- _MATERIALS PROVIDED_
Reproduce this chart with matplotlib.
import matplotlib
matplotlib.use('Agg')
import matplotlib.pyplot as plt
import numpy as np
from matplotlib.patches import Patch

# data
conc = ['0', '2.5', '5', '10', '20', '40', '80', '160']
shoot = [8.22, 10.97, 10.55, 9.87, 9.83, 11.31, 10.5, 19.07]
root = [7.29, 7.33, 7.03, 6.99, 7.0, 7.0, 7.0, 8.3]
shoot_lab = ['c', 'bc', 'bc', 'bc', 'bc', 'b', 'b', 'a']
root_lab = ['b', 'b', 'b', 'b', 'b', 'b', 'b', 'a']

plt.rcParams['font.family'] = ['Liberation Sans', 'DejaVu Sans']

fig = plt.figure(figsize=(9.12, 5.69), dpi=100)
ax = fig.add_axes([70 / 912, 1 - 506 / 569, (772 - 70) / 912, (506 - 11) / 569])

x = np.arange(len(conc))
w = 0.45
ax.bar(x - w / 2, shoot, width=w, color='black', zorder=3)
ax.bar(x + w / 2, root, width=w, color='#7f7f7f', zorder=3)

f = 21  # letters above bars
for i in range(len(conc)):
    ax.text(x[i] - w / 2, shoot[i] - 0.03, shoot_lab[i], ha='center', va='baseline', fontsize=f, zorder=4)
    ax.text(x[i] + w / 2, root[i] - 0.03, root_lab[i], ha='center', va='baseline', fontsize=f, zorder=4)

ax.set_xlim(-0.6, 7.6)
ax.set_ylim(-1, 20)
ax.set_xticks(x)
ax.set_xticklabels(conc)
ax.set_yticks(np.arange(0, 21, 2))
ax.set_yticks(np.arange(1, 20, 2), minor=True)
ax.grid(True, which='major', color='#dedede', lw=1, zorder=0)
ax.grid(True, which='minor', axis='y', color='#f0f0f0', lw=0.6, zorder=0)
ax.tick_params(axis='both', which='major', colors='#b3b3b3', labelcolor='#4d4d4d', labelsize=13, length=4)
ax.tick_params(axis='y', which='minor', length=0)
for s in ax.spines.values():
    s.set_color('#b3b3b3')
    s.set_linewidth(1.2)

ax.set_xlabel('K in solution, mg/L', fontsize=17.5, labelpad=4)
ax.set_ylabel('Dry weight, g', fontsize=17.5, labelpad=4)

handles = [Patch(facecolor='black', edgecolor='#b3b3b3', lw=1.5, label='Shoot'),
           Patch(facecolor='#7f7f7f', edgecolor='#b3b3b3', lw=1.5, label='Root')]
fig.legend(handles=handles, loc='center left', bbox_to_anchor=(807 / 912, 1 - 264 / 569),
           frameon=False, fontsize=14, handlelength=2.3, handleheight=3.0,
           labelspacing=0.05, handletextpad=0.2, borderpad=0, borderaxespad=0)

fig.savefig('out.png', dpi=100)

---

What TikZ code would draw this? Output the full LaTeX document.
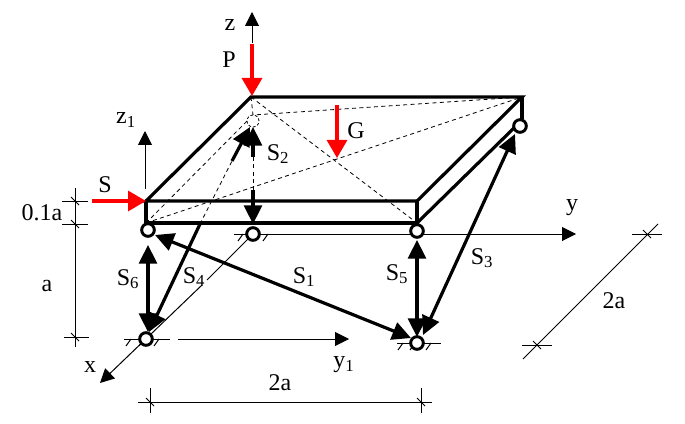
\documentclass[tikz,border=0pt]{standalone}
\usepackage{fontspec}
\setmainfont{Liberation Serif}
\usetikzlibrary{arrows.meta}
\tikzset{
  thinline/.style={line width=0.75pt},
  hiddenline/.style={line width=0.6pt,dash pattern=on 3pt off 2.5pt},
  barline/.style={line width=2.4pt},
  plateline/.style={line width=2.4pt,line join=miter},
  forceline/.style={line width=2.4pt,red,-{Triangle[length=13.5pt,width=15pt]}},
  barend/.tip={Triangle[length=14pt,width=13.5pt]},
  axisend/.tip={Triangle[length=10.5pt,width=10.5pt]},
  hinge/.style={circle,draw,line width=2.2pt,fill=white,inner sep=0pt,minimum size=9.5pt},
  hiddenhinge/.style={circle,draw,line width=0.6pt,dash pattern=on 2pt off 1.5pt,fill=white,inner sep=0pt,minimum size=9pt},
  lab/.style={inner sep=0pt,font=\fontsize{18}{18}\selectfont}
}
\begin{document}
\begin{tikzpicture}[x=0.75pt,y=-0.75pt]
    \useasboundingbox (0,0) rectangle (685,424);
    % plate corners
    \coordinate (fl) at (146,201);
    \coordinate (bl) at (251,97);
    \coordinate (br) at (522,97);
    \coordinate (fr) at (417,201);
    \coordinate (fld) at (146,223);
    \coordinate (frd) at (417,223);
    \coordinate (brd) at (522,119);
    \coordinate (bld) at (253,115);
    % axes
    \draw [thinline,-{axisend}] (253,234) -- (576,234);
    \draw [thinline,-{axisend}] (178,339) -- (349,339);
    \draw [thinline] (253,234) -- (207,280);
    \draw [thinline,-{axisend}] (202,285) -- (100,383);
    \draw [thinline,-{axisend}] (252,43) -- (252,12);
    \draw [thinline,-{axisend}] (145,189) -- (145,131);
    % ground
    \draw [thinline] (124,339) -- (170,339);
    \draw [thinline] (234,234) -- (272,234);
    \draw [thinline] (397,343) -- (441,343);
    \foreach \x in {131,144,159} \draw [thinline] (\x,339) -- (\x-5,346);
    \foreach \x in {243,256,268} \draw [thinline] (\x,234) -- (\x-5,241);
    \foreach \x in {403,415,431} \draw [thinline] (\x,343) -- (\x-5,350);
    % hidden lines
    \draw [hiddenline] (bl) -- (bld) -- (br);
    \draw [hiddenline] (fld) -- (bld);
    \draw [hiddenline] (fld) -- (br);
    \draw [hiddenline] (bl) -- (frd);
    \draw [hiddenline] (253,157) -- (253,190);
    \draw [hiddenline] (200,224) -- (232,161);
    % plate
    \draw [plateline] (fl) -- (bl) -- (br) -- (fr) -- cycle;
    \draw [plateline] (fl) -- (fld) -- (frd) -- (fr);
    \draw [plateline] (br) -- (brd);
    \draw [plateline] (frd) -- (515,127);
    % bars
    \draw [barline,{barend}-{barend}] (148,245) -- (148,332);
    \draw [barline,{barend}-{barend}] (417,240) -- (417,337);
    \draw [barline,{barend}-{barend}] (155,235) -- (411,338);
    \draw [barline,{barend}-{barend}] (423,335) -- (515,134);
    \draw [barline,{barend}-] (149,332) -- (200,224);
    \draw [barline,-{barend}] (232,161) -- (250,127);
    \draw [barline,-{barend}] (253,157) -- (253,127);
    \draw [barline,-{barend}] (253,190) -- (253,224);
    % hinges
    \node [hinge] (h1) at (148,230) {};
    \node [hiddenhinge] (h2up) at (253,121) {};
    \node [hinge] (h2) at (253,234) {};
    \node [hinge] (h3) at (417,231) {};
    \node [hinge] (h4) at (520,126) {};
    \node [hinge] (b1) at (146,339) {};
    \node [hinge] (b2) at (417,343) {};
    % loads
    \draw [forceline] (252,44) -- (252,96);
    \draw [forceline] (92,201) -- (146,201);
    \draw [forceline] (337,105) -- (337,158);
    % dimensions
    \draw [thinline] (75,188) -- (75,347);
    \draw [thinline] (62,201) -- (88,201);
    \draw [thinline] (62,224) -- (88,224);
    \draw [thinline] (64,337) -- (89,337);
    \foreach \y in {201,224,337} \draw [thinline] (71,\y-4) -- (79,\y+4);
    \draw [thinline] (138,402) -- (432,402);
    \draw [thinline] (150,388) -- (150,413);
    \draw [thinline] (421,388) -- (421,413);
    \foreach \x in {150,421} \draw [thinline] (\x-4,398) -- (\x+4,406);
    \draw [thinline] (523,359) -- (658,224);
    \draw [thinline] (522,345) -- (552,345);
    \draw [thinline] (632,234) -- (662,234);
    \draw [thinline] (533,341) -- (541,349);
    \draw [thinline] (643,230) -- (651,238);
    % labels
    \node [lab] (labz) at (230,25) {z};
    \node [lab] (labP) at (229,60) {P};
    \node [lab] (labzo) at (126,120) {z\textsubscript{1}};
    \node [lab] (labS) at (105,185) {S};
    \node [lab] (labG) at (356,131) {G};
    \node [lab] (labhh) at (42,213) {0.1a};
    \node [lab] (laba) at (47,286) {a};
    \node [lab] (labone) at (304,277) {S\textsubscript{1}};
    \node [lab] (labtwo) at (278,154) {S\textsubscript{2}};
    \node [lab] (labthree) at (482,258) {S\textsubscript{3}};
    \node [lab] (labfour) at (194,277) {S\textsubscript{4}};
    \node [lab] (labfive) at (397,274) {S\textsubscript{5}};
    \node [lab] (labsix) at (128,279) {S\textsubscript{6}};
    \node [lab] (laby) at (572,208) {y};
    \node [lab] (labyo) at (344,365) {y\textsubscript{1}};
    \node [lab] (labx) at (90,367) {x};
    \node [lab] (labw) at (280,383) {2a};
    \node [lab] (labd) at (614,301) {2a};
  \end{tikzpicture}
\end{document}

- _OBJECTIVE_
Print the lines from the line with "Reproduce this chart with matplotlib." to the line with "ax.text(x[i] + w" exactly, and print nothing else. Both of those lines are included.

- _SOLUTION TO THE EXERCISE_
Reproduce this chart with matplotlib.
import matplotlib
matplotlib.use('Agg')
import matplotlib.pyplot as plt
import numpy as np
from matplotlib.patches import Patch

# data
conc = ['0', '2.5', '5', '10', '20', '40', '80', '160']
shoot = [8.22, 10.97, 10.55, 9.87, 9.83, 11.31, 10.5, 19.07]
root = [7.29, 7.33, 7.03, 6.99, 7.0, 7.0, 7.0, 8.3]
shoot_lab = ['c', 'bc', 'bc', 'bc', 'bc', 'b', 'b', 'a']
root_lab = ['b', 'b', 'b', 'b', 'b', 'b', 'b', 'a']

plt.rcParams['font.family'] = ['Liberation Sans', 'DejaVu Sans']

fig = plt.figure(figsize=(9.12, 5.69), dpi=100)
ax = fig.add_axes([70 / 912, 1 - 506 / 569, (772 - 70) / 912, (506 - 11) / 569])

x = np.arange(len(conc))
w = 0.45
ax.bar(x - w / 2, shoot, width=w, color='black', zorder=3)
ax.bar(x + w / 2, root, width=w, color='#7f7f7f', zorder=3)

f = 21  # letters above bars
for i in range(len(conc)):
    ax.text(x[i] - w / 2, shoot[i] - 0.03, shoot_lab[i], ha='center', va='baseline', fontsize=f, zorder=4)
    ax.text(x[i] + w / 2, root[i] - 0.03, root_lab[i], ha='center', va='baseline', fontsize=f, zorder=4)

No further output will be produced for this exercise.